23 Ağu 2010

Le Pantin

Adnan Sözmen, narrateur et personnage principal de ce roman, est un journaliste qui a eu ses heures de gloire. Du matin où il ne peut plus entrer dans le grand immeuble de son journal, où les gens, de l’hôtesse d’accueil au sommet de la hiérarchie, qu’il côtoie quotidiennement ne lui parlent plus, se détournent de lui, sa vie bascule. À présent, il se trouve près de toucher le fond que ce soit dans sa vie sociale, professionnelle ou affective, l’alcool et ses illusions aidant. Le jour où il se fait licencier, il rencontre « par hasard » Dogan, son beau-frère - le fils de la seconde épouse de son père - qu’il a perdu de vue depuis longtemps mais avec lequel il a partagé son enfance et dont il a gardé de mauvais souvenirs en raison, entre autres, de leurs grandes divergences politiques. Dogan, craignant pour sa vie, demande à Adnan de lui accorder son aide. Celui-ci, presque malgré lui, par instinct journalistique et par curiosité, va  finir par s’impliquer dans cette affaire complexe qui va le mettre en butte à ce qu’on appelle en Turquie le Derin Devlet, c’est-à-dire l’État Profond ou l'État dans l'État constitué de hauts fonctionnaires, de membre des forces de sécurité et de militaires qui agissent en dehors du gouvernement et qui sont considérés comme protecteurs des intérêts nationaux même s’ils utilisent des moyens illégaux. Adnan va donc avoir affaire avec des bandes organisées, constituées entre autres d’ex-militants d’extrême-droite impliquées à la fois dans la lutte contre l’ASALA (mouvement arménien) ou contre la guérilla kurde et dans le trafic de drogue et les affaires mafieuses.

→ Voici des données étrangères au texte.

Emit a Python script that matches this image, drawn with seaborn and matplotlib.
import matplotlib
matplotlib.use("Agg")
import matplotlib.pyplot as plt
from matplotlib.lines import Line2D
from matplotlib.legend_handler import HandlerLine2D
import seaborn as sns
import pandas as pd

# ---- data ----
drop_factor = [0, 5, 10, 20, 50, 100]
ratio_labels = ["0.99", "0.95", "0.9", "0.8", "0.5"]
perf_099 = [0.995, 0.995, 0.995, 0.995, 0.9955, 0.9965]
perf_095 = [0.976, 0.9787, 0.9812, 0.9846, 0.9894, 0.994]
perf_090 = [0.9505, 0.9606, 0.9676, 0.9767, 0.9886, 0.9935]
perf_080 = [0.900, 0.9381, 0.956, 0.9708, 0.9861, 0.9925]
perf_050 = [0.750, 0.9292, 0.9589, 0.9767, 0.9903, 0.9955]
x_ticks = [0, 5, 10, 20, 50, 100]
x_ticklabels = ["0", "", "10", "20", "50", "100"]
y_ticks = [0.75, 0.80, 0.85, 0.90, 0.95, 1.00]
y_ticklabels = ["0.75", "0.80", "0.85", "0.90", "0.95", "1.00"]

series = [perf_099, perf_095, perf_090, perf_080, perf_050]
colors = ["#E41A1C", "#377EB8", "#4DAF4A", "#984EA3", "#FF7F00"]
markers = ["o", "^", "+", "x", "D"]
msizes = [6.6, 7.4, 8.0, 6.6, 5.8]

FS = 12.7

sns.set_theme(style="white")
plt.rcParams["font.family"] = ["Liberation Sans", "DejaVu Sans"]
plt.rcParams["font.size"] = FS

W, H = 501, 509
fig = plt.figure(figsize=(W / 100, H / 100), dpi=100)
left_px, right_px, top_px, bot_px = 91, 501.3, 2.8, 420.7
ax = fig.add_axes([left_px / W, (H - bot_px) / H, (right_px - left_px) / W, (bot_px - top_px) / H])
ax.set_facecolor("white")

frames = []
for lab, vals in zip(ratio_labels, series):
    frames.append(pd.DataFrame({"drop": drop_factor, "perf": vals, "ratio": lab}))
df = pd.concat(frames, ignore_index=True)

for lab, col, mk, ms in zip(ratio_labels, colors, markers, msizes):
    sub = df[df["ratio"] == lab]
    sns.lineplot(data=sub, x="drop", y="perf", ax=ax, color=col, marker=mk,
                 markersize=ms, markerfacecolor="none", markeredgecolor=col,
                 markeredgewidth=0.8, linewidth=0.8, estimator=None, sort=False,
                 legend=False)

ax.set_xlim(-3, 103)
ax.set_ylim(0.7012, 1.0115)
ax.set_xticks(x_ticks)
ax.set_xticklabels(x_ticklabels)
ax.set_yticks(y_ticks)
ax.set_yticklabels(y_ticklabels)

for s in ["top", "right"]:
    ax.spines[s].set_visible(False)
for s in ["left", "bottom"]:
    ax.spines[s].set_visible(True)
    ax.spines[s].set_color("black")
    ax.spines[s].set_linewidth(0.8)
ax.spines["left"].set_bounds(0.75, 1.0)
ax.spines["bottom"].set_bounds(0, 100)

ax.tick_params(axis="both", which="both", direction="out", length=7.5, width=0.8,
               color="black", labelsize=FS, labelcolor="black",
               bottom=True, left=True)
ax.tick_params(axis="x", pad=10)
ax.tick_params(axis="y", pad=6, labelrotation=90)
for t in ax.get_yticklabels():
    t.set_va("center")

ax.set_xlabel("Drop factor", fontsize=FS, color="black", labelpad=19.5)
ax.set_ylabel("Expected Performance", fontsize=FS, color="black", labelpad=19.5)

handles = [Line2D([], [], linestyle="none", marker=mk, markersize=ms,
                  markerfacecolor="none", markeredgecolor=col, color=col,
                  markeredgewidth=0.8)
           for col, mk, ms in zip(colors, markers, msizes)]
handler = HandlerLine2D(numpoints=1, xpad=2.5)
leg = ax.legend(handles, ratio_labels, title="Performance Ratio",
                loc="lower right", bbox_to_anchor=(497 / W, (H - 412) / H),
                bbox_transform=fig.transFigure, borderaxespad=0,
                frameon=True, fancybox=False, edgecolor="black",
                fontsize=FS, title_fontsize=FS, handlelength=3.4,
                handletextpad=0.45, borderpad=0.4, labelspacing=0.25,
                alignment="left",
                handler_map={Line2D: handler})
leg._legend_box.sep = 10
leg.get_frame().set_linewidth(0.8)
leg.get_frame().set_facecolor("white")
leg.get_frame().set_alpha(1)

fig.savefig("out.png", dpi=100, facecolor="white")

Ce roman fait directement référence à l’accident de Susurluk qui eut lieu en 1996 et qui fit scandale suite à la découverte de la présence dans la Mercedes accidentée 
d’un haut responsable de la police qui commandait des unités antiguérilla, 
d’un homme en fuite recherché pour trafic de drogue et meurtre 
et d’un chef de guerre kurde, dont la milice était financée par le gouvernement turc pour lutter contre la guérilla du Parti des travailleurs du Kurdistan (PKK).

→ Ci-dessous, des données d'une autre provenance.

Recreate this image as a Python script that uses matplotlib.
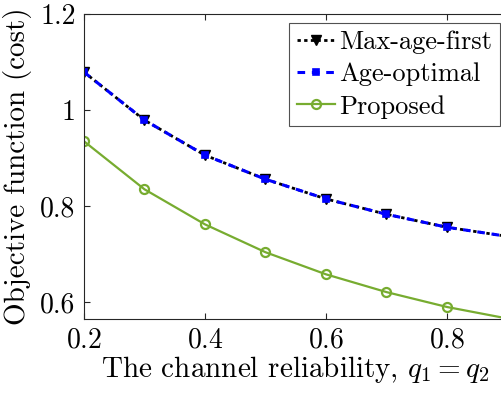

Au-delà de l’intrigue fort bien menée et qui maintient le suspense jusqu’à la fin, l’auteur-narrateur laisse une large place à la description de la personnalité du journaliste tout en l’installant dans les tons sombres de son environnement urbain, familial et social. Ahmet Ümit crée une sorte d’histoire dans l’histoire. Par flash back, il évoque l’enfance et l’adolescence d’Adnan Sözmen en s’attardant notamment sur ses relations avec son père et son beau-frère et il nous entraîne dans les méandres de l’esprit de son héros embué par l’alcool et taraudé par la névrose. Ce roman, véritable tableau vivant de la Turquie urbaine d’aujourd’hui, met en scène cette dernière avec tous ses travers, ses contradictions notamment dans sa façon de vouloir absolument « singer » l’Occident américain ; une fable moderne et juste, un geste romanesque profondément ancré dans la réalité.